*What needs to be done*
Take the lines of the data below from the very first through the line containing "import plotly.graph_objects as go" and output them exactly, pictures excluded.

§ §

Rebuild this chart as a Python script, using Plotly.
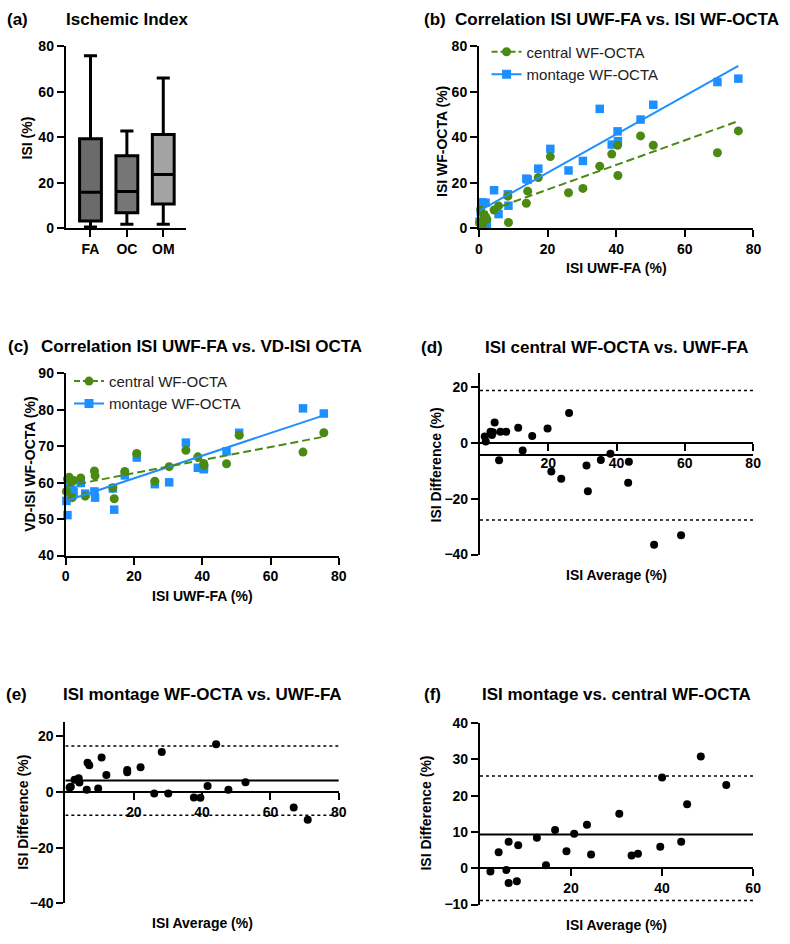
import numpy as np
import plotly.graph_objects as go

# ---------------- data ----------------
box_groups = ["FA", "OC", "OM"]
box_min = [0.5, 1.7, 1.7]
box_q1 = [3.2, 6.8, 10.7]
box_median = [15.8, 16.2, 23.6]
box_q3 = [39.4, 31.9, 41.2]
box_max = [75.9, 42.8, 66.1]
box_colors = ["#6b6b6b", "#767676", "#a3a3a3"]

fa_isi = [0.2, 0.5, 1.0, 1.4, 1.9, 2.3, 4.4, 5.7, 8.4, 8.6, 13.8, 14.2, 17.3, 20.8,
          26.1, 30.3, 35.2, 38.7, 40.4, 40.5, 47.1, 50.8, 69.5, 75.6]
central_isi = [2.5, 8.0, 1.5, 5.9, 5.1, 4.0, 8.0, 9.8, 14.1, 2.5, 11.0, 16.3, 22.3, 31.5,
               15.6, 17.5, 27.3, 32.6, 36.5, 23.2, 40.6, 36.5, 33.2, 42.8]
montage_isi = [2.9, 7.5, 11.4, 5.5, 11.2, 1.7, 16.7, 6.2, 14.9, 9.9, 21.8, 21.4, 26.2, 34.9,
               25.4, 29.6, 52.5, 36.8, 42.6, 38.3, 47.8, 54.3, 64.3, 65.8]
central_vd = [57.6, 61.0, 61.5, 60.4, 55.9, 60.6, 61.3, 56.3, 63.2, 61.9, 58.6, 55.6, 63.1, 68.0,
              60.4, 64.4, 68.9, 67.1, 65.3, 64.7, 65.2, 73.0, 68.4, 73.7]
montage_vd = [55.0, 51.1, 58.7, 57.2, 58.0, 57.5, 59.9, 57.0, 57.6, 55.9, 58.4, 52.6, 62.0, 66.9,
              59.6, 60.1, 71.0, 64.1, 63.7, 64.0, 68.6, 73.7, 80.4, 79.0]

d_avg = [1.4, 1.7, 3.1, 3.5, 3.8, 4.3, 5.6, 6.0, 7.7, 11.2, 12.5, 15.3, 19.8, 20.9, 23.8, 26.1,
         31.2, 31.6, 35.4, 38.2, 43.4, 43.6, 51.0, 58.9]
d_diff = [2.4, 0.6, 4.1, 2.9, 3.9, 7.4, -6.2, 4.1, 4.1, 5.5, -2.7, 2.5, 5.2, -10.2, -12.8, 10.8,
          -8.0, -17.3, -6.1, -3.8, -14.2, -6.7, -36.5, -33.1]
d_lines = [-4.3, 18.9, -27.6]   # bias, upper LoA, lower LoA

e_avg = [1.25, 1.6, 2.7, 3.9, 4.1, 6.25, 6.5, 7.0, 9.6, 10.6, 12.0, 18.1, 18.1, 22.0, 26.0, 28.2,
         30.1, 37.6, 39.5, 41.6, 44.1, 47.7, 52.7, 66.8, 70.9]
e_diff = [1.6, 1.9, 4.4, 4.9, 3.4, 0.8, 10.5, 9.6, 1.2, 12.4, 6.1, 7.9, 7.1, 8.9, -0.6, 14.4,
          -0.6, -2.0, -2.1, 2.1, 17.1, 0.8, 3.5, -5.6, -10.0]
e_lines = [4.1, 16.5, -8.4]

f_avg = [2.3, 4.1, 5.8, 6.3, 6.3, 8.1, 8.4, 12.5, 14.5, 16.5, 19.0, 20.7, 23.5, 24.4, 30.6, 33.3,
         34.7, 39.6, 40.0, 44.2, 45.5, 48.5, 54.1]
f_diff = [-0.9, 4.4, -0.5, 7.3, -4.1, -3.6, 6.3, 8.4, 0.8, 10.5, 4.7, 9.5, 12.0, 3.8, 15.0, 3.5,
          4.0, 5.9, 25.0, 7.3, 17.6, 30.8, 22.9]
f_lines = [9.3, 25.4, -8.9]

# ---------------- styling ----------------
W, H = 790, 944
FONT = "Liberation Sans, Arial, sans-serif"
GREEN = "#4b8a12"
BLUE = "#1e8fff"


def px(x):
    return x / W


def py(y):
    return 1 - y / H


fig = go.Figure()

# ---- (a) box plot ----
for g, lo, q1, me, q3, hi, c in zip(box_groups, box_min, box_q1, box_median, box_q3, box_max, box_colors):
    fig.add_trace(go.Box(x=[g], lowerfence=[lo], q1=[q1], median=[me], q3=[q3], upperfence=[hi],
                         fillcolor=c, line=dict(color="black", width=3), whiskerwidth=0.6,
                         width=0.6, boxpoints=False, showlegend=False, hoverinfo="skip",
                         xaxis="x", yaxis="y"))


def fit_line(x, y):
    k, b = np.polyfit(x, y, 1)
    xs = np.array([min(x), max(x)])
    return xs, k * xs + b


# ---- (b) and (c) correlation ----
for (xa, ya, yc, ym, leg) in [("x2", "y2", central_isi, montage_isi, "legend"),
                             ("x3", "y3", central_vd, montage_vd, "legend2")]:
    # legend entries
    fig.add_trace(go.Scatter(x=[None], y=[None], mode="lines+markers", name="central WF-OCTA",
                             line=dict(color=GREEN, width=2, dash="6px,3px"),
                             marker=dict(symbol="circle", size=9, color=GREEN),
                             legend=leg, xaxis=xa, yaxis=ya))
    fig.add_trace(go.Scatter(x=[None], y=[None], mode="lines+markers", name="montage WF-OCTA",
                             line=dict(color=BLUE, width=2),
                             marker=dict(symbol="square", size=9, color=BLUE),
                             legend=leg, xaxis=xa, yaxis=ya))
    fig.add_trace(go.Scatter(x=fa_isi, y=ym, mode="markers", showlegend=False,
                             marker=dict(symbol="square", size=8.5, color=BLUE),
                             cliponaxis=False, xaxis=xa, yaxis=ya))
    fig.add_trace(go.Scatter(x=fa_isi, y=yc, mode="markers", showlegend=False,
                             marker=dict(symbol="circle", size=9, color=GREEN),
                             cliponaxis=False, xaxis=xa, yaxis=ya))
    lx, ly = fit_line(fa_isi, ym)
    fig.add_trace(go.Scatter(x=lx, y=ly, mode="lines", showlegend=False,
                             line=dict(color=BLUE, width=2), xaxis=xa, yaxis=ya))
    lx, ly = fit_line(fa_isi, yc)
    fig.add_trace(go.Scatter(x=lx, y=ly, mode="lines", showlegend=False,
                             line=dict(color=GREEN, width=2, dash="8px,4px"), xaxis=xa, yaxis=ya))

# ---- (d), (e), (f) Bland-Altman ----
ba = [("x4", "y4", d_avg, d_diff, d_lines, [0, 80]),
      ("x5", "y5", e_avg, e_diff, e_lines, [0, 80]),
      ("x6", "y6", f_avg, f_diff, f_lines, [0, 60])]
shapes = []
for xa, ya, xv, yv, lines, xr in ba:
    fig.add_trace(go.Scatter(x=xv, y=yv, mode="markers", showlegend=False,
                             marker=dict(symbol="circle", size=8, color="black"),
                             cliponaxis=False, xaxis=xa, yaxis=ya))
    shapes.append(dict(type="line", xref=xa, yref=ya, x0=xr[0], x1=xr[1], y0=lines[0], y1=lines[0],
                       line=dict(color="black", width=2), layer="below"))
    for v in lines[1:]:
        shapes.append(dict(type="line", xref=xa, yref=ya, x0=xr[0], x1=xr[1], y0=v, y1=v,
                           line=dict(color="black", width=1.5, dash="dot"), layer="below"))

# ---------------- axes ----------------
axis_common = dict(showline=True, linecolor="black", linewidth=2, ticks="outside", ticklen=7,
                   tickwidth=2, tickcolor="black", showgrid=False, zeroline=False,
                   tickfont=dict(family=FONT, size=14, color="black", weight="bold"),
                   fixedrange=True)

layout_axes = {}
# (a)
layout_axes["xaxis"] = dict(axis_common, domain=[px(62.7), px(185)], range=[-0.68, 2.63],
                            type="category", anchor="y", categoryorder="array",
                            categoryarray=box_groups)
layout_axes["yaxis"] = dict(axis_common, domain=[py(224), py(39)], range=[0, 80], dtick=20,
                            anchor="x")
# (b)
layout_axes["xaxis2"] = dict(axis_common, domain=[px(482.3), px(761)], range=[0, 80], dtick=20,
                             anchor="y2")
layout_axes["yaxis2"] = dict(axis_common, domain=[py(224), py(39)], range=[0, 80], dtick=20,
                             anchor="x2")
# (c)
layout_axes["xaxis3"] = dict(axis_common, domain=[px(62.7), px(340)], range=[0, 80], dtick=20,
                             anchor="y3")
layout_axes["yaxis3"] = dict(axis_common, domain=[py(557), py(371.7)], range=[40, 90], dtick=10,
                             anchor="x3")
# (d)
d_zero = 556 - (556 - 371.7) * 40 / 65
layout_axes["xaxis4"] = dict(axis_common, domain=[px(483.3), px(760.7)], range=[0, 80],
                             tickvals=[20, 40, 60, 80], anchor="free", position=py(d_zero))
layout_axes["yaxis4"] = dict(axis_common, domain=[py(556), py(371.7)], range=[-40, 25],
                             tickvals=[-40, -20, 0, 20], anchor="x4")
# (e)
e_zero = 910.7 - (910.7 - 726.7) * 40 / 65
layout_axes["xaxis5"] = dict(axis_common, domain=[px(62.3), px(340)], range=[0, 80],
                             tickvals=[20, 40, 60, 80], anchor="free", position=py(e_zero))
layout_axes["yaxis5"] = dict(axis_common, domain=[py(910.7), py(726.7)], range=[-40, 25],
                             tickvals=[-40, -20, 0, 20], anchor="x5")
# (f)
f_zero = 912 - (912 - 727.3) * 10 / 50
layout_axes["xaxis6"] = dict(axis_common, domain=[px(483.3), px(760.7)], range=[0, 60],
                             tickvals=[20, 40, 60], anchor="free", position=py(f_zero))
layout_axes["yaxis6"] = dict(axis_common, domain=[py(912), py(727.3)], range=[-10, 40],
                             dtick=10, anchor="x6")

# ---------------- annotations ----------------
ann = []


def text(s, x, y, size, xanchor="center", angle=0, bold=True):
    ann.append(dict(text=s, x=px(x), y=py(y), xref="paper", yref="paper", showarrow=False,
                    xanchor=xanchor, yanchor="middle", textangle=angle,
                    font=dict(family=FONT, size=size, color="black",
                              weight="bold" if bold else "normal")))


TS = 17
text("(a)", 1, 12, TS, "left")
text("Ischemic Index", 124.5, 12, TS)
text("(b)", 424, 12, TS, "left")
text("Correlation ISI UWF-FA vs. ISI WF-OCTA", 456, 12, TS, "left")
text("(c)", 2, 344, TS, "left")
text("Correlation ISI UWF-FA vs. VD-ISI OCTA", 36, 344, TS, "left")
text("(d)", 421, 345, TS, "left")
text("ISI central WF-OCTA vs. UWF-FA", 622, 345, TS)
text("(e)", 0, 698, TS, "left")
text("ISI montage WF-OCTA vs. UWF-FA", 201.5, 698, TS)
text("(f)", 424, 698, TS, "left")
text("ISI montage vs. central WF-OCTA", 622, 698, TS)

AS = 14
text("ISI (%)", 23, 132, AS, angle=-90)
text("ISI WF-OCTA (%)", 444, 136, AS, angle=-90)
text("ISI UWF-FA (%)", 621.5, 264, AS)
text("VD-ISI WF-OCTA (%)", 27, 464, AS, angle=-90)
text("ISI UWF-FA (%)", 201.5, 598, AS)
text("ISI Difference (%)", 439, 465, AS, angle=-90)
text("ISI Average (%)", 622, 577, AS)
text("ISI Difference (%)", 19, 818, AS, angle=-90)
text("ISI Average (%)", 201.5, 931, AS)
text("ISI Difference (%)", 429, 819, AS, angle=-90)
text("ISI Average (%)", 622, 933, AS)

legend_common = dict(bgcolor="rgba(0,0,0,0)", borderwidth=0, xanchor="left", yanchor="top",
                     font=dict(family=FONT, size=15, color="#222"), itemwidth=30,
                     traceorder="normal", tracegroupgap=0)

fig.update_layout(
    width=W, height=H, margin=dict(l=0, r=0, t=0, b=0),
    paper_bgcolor="white", plot_bgcolor="white",
    boxmode="overlay",
    showlegend=True,
    legend=dict(legend_common, x=px(490), y=py(28)),
    legend2=dict(legend_common, x=px(66), y=py(363)),
    annotations=ann, shapes=shapes,
    **layout_axes,
)

fig.write_html("out.html")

§ §

*Final result*
Rebuild this chart as a Python script, using Plotly.
import numpy as np
import plotly.graph_objects as go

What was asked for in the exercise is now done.